* Begin GIVEN MATERIAL *

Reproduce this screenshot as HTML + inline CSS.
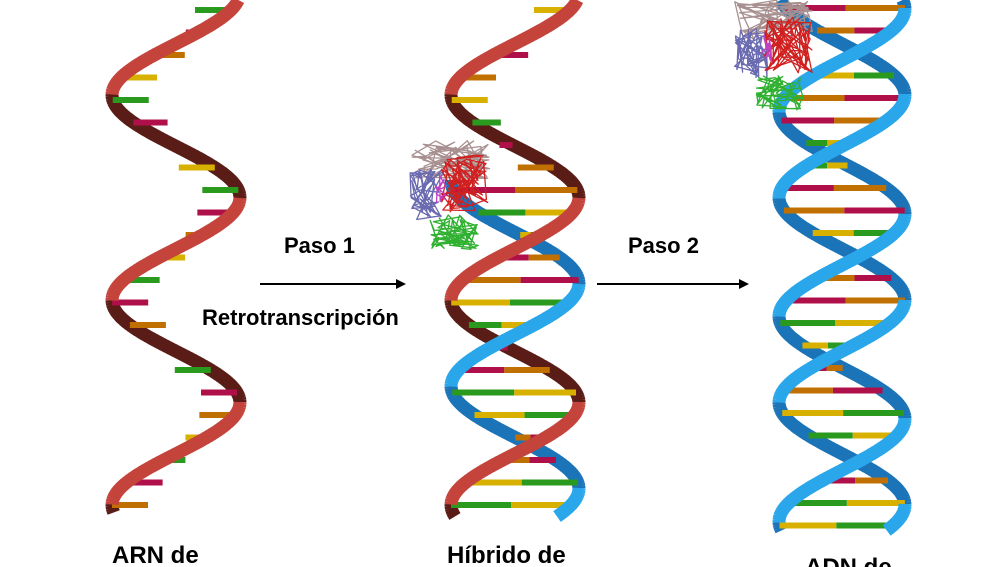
<!DOCTYPE html>
<html><head><meta charset="utf-8"><style>
body{margin:0;background:#fff;width:1000px;height:567px;overflow:hidden}
svg{display:block}
text{font-family:"Liberation Sans",sans-serif;font-weight:bold;fill:#000}
</style></head><body>
<svg id="s" width="1000" height="567" viewBox="0 0 1000 567" xmlns="http://www.w3.org/2000/svg">
<g id="g"></g>
<line x1="260" y1="284" x2="398" y2="284" stroke="#000" stroke-width="2"/>
<polygon points="406,284 396,279 396,289" fill="#000"/>
<line x1="597" y1="284" x2="740" y2="284" stroke="#000" stroke-width="2"/>
<polygon points="749,284 739,279 739,289" fill="#000"/>
<text x="284" y="253" font-size="22">Paso 1</text>
<text x="202" y="325" font-size="22">Retrotranscripción</text>
<text x="628" y="253" font-size="22">Paso 2</text>
<text x="112" y="563" font-size="24">ARN de</text>
<text x="447" y="563" font-size="24">Híbrido de</text>
<text x="805" y="575" font-size="24">ADN de</text>
</svg>
<script>
var g=document.getElementById('g'),NS='http://www.w3.org/2000/svg';
function el(t,a){var e=document.createElementNS(NS,t);for(var k in a)e.setAttribute(k,a[k]);g.appendChild(e);return e;}
var P=205;
function strand(cx,A,ph,y0,y1,front,back,layer){
 for(var y=y0;y<y1;y+=2){
  var f=function(yy){return cx-A*Math.cos(2*Math.PI*(yy-95-ph)/P);};
  var x1=f(y),x2=f(y+2.5);
  var isFront=(x2<x1);
  if((layer==0&&!isFront)||(layer==1&&isFront))
   el('line',{x1:x1,y1:y,x2:x2,y2:y+2.5,stroke:isFront?front:back,'stroke-width':13,'stroke-linecap':'butt'});
 }
}
var cols=[['#2a9a1e','#d8b000'],['#d8b000','#2a9a1e'],['#c07000','#b0104a'],['#b0104a','#c07000']];
function bars(cx,A,ph1,ph2,y0,y1,single,ci){
 var i=0;
 for(var y=y0;y<y1;y+=22.5){
  var a=cx-A*Math.cos(2*Math.PI*(y-95-ph1)/P);
  var b=cx-A*Math.cos(2*Math.PI*(y-95-ph2)/P);
  var c=cols[(i*7+ci)%4];
  if(single){
   var l=Math.min(36,Math.abs(b-a)/2);var d=(b>a)?1:-1;
   if(Math.abs(b-a)>20) el('line',{x1:a,y1:y,x2:a+d*l,y2:y,stroke:c[0],'stroke-width':6});
  } else {
   var m=(a+b)/2;
   if(Math.abs(b-a)>16){
    el('line',{x1:a,y1:y,x2:m,y2:y,stroke:c[0],'stroke-width':6});
    el('line',{x1:m,y1:y,x2:b,y2:y,stroke:c[1],'stroke-width':6});
   }
  }
  i++;
 }
}
var RF='#c4443c',RB='#5a1c16',BF='#2aa6ea',BB='#1c74b8';
strand(176,64,0,0,512,RF,RB,0);
bars(176,64,0,P*0.45,10,510,true,0);
strand(176,64,0,0,512,RF,RB,1);
strand(515,64,0,0,515,RF,RB,0);
strand(515,64,P*0.42,180,515,BF,BB,0);
bars(515,64,0,P*0.42,10,180,true,1);
bars(515,64,0,P*0.42,190,512,false,2);
strand(515,64,0,0,515,RF,RB,1);
strand(515,64,P*0.42,180,515,BF,BB,1);
strand(842,63,P*0.5,0,530,BF,BB,0);
strand(842,63,P*0.08,0,530,BF,BB,0);
bars(842,63,P*0.5,P*0.08,8,528,false,3);
strand(842,63,P*0.5,0,530,BF,BB,1);
strand(842,63,P*0.08,0,530,BF,BB,1);
var seed=3;function r(){seed=(seed*9301+49297)%233280;return seed/233280;}
function blob(x,y,w,h,col,n){
 var d='M'+(x+r()*w)+','+(y+r()*h);
 for(var i=0;i<n;i++)d+=' L'+(x+r()*w).toFixed(1)+','+(y+r()*h).toFixed(1);
 el('path',{d:d,fill:'none',stroke:col,'stroke-width':1.3,'stroke-linejoin':'round'});
}
function protein(x,y){
 blob(x,y,82,40,'#a89090',60);
 blob(x,y+28,34,52,'#6a6ab0',50);
 blob(x+30,y+15,48,58,'#d02020',70);
 blob(x+20,y+75,50,35,'#30b030',55);
 blob(x+26,y+35,12,28,'#c040c0',12);
}
protein(410,140);
protein(734,0);
</script>
</body></html>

* End GIVEN MATERIAL *

→ **WRITTEN INSTRUCTION**: Go through the material above and print all of it exactly, except the pictures.

→ **FINAL ANSWER**:
Reproduce this screenshot as HTML + inline CSS.
<!DOCTYPE html>
<html><head><meta charset="utf-8"><style>
body{margin:0;background:#fff;width:1000px;height:567px;overflow:hidden}
svg{display:block}
text{font-family:"Liberation Sans",sans-serif;font-weight:bold;fill:#000}
</style></head><body>
<svg id="s" width="1000" height="567" viewBox="0 0 1000 567" xmlns="http://www.w3.org/2000/svg">
<g id="g"></g>
<line x1="260" y1="284" x2="398" y2="284" stroke="#000" stroke-width="2"/>
<polygon points="406,284 396,279 396,289" fill="#000"/>
<line x1="597" y1="284" x2="740" y2="284" stroke="#000" stroke-width="2"/>
<polygon points="749,284 739,279 739,289" fill="#000"/>
<text x="284" y="253" font-size="22">Paso 1</text>
<text x="202" y="325" font-size="22">Retrotranscripción</text>
<text x="628" y="253" font-size="22">Paso 2</text>
<text x="112" y="563" font-size="24">ARN de</text>
<text x="447" y="563" font-size="24">Híbrido de</text>
<text x="805" y="575" font-size="24">ADN de</text>
</svg>
<script>
var g=document.getElementById('g'),NS='http://www.w3.org/2000/svg';
function el(t,a){var e=document.createElementNS(NS,t);for(var k in a)e.setAttribute(k,a[k]);g.appendChild(e);return e;}
var P=205;
function strand(cx,A,ph,y0,y1,front,back,layer){
 for(var y=y0;y<y1;y+=2){
  var f=function(yy){return cx-A*Math.cos(2*Math.PI*(yy-95-ph)/P);};
  var x1=f(y),x2=f(y+2.5);
  var isFront=(x2<x1);
  if((layer==0&&!isFront)||(layer==1&&isFront))
   el('line',{x1:x1,y1:y,x2:x2,y2:y+2.5,stroke:isFront?front:back,'stroke-width':13,'stroke-linecap':'butt'});
 }
}
var cols=[['#2a9a1e','#d8b000'],['#d8b000','#2a9a1e'],['#c07000','#b0104a'],['#b0104a','#c07000']];
function bars(cx,A,ph1,ph2,y0,y1,single,ci){
 var i=0;
 for(var y=y0;y<y1;y+=22.5){
  var a=cx-A*Math.cos(2*Math.PI*(y-95-ph1)/P);
  var b=cx-A*Math.cos(2*Math.PI*(y-95-ph2)/P);
  var c=cols[(i*7+ci)%4];
  if(single){
   var l=Math.min(36,Math.abs(b-a)/2);var d=(b>a)?1:-1;
   if(Math.abs(b-a)>20) el('line',{x1:a,y1:y,x2:a+d*l,y2:y,stroke:c[0],'stroke-width':6});
  } else {
   var m=(a+b)/2;
   if(Math.abs(b-a)>16){
    el('line',{x1:a,y1:y,x2:m,y2:y,stroke:c[0],'stroke-width':6});
    el('line',{x1:m,y1:y,x2:b,y2:y,stroke:c[1],'stroke-width':6});
   }
  }
  i++;
 }
}
var RF='#c4443c',RB='#5a1c16',BF='#2aa6ea',BB='#1c74b8';
strand(176,64,0,0,512,RF,RB,0);
bars(176,64,0,P*0.45,10,510,true,0);
strand(176,64,0,0,512,RF,RB,1);
strand(515,64,0,0,515,RF,RB,0);
strand(515,64,P*0.42,180,515,BF,BB,0);
bars(515,64,0,P*0.42,10,180,true,1);
bars(515,64,0,P*0.42,190,512,false,2);
strand(515,64,0,0,515,RF,RB,1);
strand(515,64,P*0.42,180,515,BF,BB,1);
strand(842,63,P*0.5,0,530,BF,BB,0);
strand(842,63,P*0.08,0,530,BF,BB,0);
bars(842,63,P*0.5,P*0.08,8,528,false,3);
strand(842,63,P*0.5,0,530,BF,BB,1);
strand(842,63,P*0.08,0,530,BF,BB,1);
var seed=3;function r(){seed=(seed*9301+49297)%233280;return seed/233280;}
function blob(x,y,w,h,col,n){
 var d='M'+(x+r()*w)+','+(y+r()*h);
 for(var i=0;i<n;i++)d+=' L'+(x+r()*w).toFixed(1)+','+(y+r()*h).toFixed(1);
 el('path',{d:d,fill:'none',stroke:col,'stroke-width':1.3,'stroke-linejoin':'round'});
}
function protein(x,y){
 blob(x,y,82,40,'#a89090',60);
 blob(x,y+28,34,52,'#6a6ab0',50);
 blob(x+30,y+15,48,58,'#d02020',70);
 blob(x+20,y+75,50,35,'#30b030',55);
 blob(x+26,y+35,12,28,'#c040c0',12);
}
protein(410,140);
protein(734,0);
</script>
</body></html>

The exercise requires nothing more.